18 ST JOHN STREET COSTS LAW SPECIALIST, JAMES MILLER, ANALYSES RECENT APPEAL SUCCESS


28th Jan 2026

James Miller analyses a recent costs appeal success.

James Miller, instructed by Dan Carnall of Kennedys, acted for the Defendant/Appellant in an interesting costs appeal. 

The court had to decide whether the Claimant’s costs of preparing a Bill, assessed at Provisional Assessment, were recoverable where the Defendant had made an effective, pre-Bill Part 36 offer excluding them. The Defendant did not challenge the award for the Bill time on Provisional Assessment, meaning the Claimant recovered more on paper. The issue for determination on appeal was whether the Provisional Assessment was binding on the Defendant or its Part 36 offer prevailed.

The court also considered an ancillary procedural point regarding the Claimant’s failure to file and/or serve a Respondent’s Notice, in circumstances where it was alleged, for the first time in a skeleton argument, that the Defendant’s counsel had conceded the point being determined on appeal.

As to the first issue, Her Honour Judge O’Neil ruled in favour of the Defendant. Although the Defendant had not challenged the provisional amounts allowed for the Bill pursuant to an order and CPR 47.15(7), the successful Part 36 offer ruled the day. The Judge commented as follows:

“The defendant did not write to the court. The respondent to this appeal says that the fact that the defendant did not comply with paragraph 5 of the order arising from the provisional assessment, which is at page 95 of the appeal bundle, means that the sanction at paragraph 6 of the order bites. However, it would have been entirely inappropriate, and in fact in breach of CPR 36.16(2), once the defendant knew that the claimant was challenging the provisional assessment, for the defendant to make submissions based on the Part 36 offer prior to the costs being finally determined at the oral hearing…The claimant had failed to beat the defendant’s Part 36 offer on costs. Considering the principles that can be derived from Forward v Burton and Crosbie v Munro, the offer made after commencement and before the order of District Judge Baker (i.e. before the bill was prepared, because that was prepared in response to the order of District Judge Baker) should have been accepted and the costs of the bill should not have been incurred”.

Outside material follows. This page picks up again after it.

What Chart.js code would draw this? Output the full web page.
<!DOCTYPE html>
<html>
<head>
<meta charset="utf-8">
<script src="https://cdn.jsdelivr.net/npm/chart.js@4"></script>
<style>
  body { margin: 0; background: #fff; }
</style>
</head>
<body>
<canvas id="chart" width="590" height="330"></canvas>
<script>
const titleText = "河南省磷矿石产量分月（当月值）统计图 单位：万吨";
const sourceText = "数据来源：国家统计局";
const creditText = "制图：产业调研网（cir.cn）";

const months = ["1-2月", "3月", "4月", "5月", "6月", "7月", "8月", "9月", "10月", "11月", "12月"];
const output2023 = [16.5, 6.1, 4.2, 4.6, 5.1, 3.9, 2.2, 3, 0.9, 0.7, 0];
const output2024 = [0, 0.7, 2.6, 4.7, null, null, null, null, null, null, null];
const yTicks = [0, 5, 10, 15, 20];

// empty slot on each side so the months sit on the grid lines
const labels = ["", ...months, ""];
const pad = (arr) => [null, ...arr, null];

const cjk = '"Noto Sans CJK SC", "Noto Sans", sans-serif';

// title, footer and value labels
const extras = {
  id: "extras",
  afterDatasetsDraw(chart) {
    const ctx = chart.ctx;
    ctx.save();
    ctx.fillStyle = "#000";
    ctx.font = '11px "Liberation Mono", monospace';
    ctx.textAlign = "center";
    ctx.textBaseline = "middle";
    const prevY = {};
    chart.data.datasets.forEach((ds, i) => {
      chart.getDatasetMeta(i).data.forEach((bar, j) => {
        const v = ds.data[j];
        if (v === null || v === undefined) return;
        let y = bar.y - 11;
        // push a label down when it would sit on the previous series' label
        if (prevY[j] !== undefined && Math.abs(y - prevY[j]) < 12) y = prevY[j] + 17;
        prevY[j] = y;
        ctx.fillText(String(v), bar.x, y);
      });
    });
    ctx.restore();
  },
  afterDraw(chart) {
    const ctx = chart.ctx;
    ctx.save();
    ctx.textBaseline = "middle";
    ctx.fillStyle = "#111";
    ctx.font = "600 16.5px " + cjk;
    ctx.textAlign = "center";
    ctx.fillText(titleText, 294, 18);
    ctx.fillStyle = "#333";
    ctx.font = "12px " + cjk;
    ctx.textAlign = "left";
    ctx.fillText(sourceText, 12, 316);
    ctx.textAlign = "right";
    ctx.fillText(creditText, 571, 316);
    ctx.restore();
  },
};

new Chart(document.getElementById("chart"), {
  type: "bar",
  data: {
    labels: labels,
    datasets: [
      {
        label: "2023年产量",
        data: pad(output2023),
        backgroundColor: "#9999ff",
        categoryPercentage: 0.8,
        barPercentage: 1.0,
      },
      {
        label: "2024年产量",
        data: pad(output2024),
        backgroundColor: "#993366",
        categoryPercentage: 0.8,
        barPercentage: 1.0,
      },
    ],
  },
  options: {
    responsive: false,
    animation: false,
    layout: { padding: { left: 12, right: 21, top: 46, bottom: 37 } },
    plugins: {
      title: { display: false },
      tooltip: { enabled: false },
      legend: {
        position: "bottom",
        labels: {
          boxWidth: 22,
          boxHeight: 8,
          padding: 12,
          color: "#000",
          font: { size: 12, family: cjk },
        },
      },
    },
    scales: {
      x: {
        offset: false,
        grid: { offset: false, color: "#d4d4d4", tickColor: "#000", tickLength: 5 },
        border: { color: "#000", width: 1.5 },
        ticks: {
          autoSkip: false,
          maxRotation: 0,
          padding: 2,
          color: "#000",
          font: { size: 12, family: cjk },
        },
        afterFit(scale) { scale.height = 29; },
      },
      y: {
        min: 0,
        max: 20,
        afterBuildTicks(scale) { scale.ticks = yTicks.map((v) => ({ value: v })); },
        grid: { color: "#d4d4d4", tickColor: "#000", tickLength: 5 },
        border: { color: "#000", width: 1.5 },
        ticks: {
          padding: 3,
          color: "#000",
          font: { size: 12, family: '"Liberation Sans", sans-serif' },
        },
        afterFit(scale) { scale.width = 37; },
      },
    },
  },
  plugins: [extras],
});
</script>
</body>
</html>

In relation to the second issue, Her Honour Judge O’Neill agreed that the Claimant was seeking to raise a new point, namely that counsel had conceded the argument at first instance and a Respondent’s Notice was required. However, the Claimant’s failure made no difference to the appeal as the Judge determined the point was without merit. Counsel cooperating with the judge below on the consequences of his earlier decision did not amount to a concession.

The case serves as a reminder that a party responding to an appeal must file a Respondent’s Notice if additional and/or alternative grounds for upholding it are pursued. Further, that any time claimed for drafting and checking a Bill of Costs will be disallowed where an effective offer is made before it is prepared (Forward v Burton [2005] EWHC 90003 (Costs)).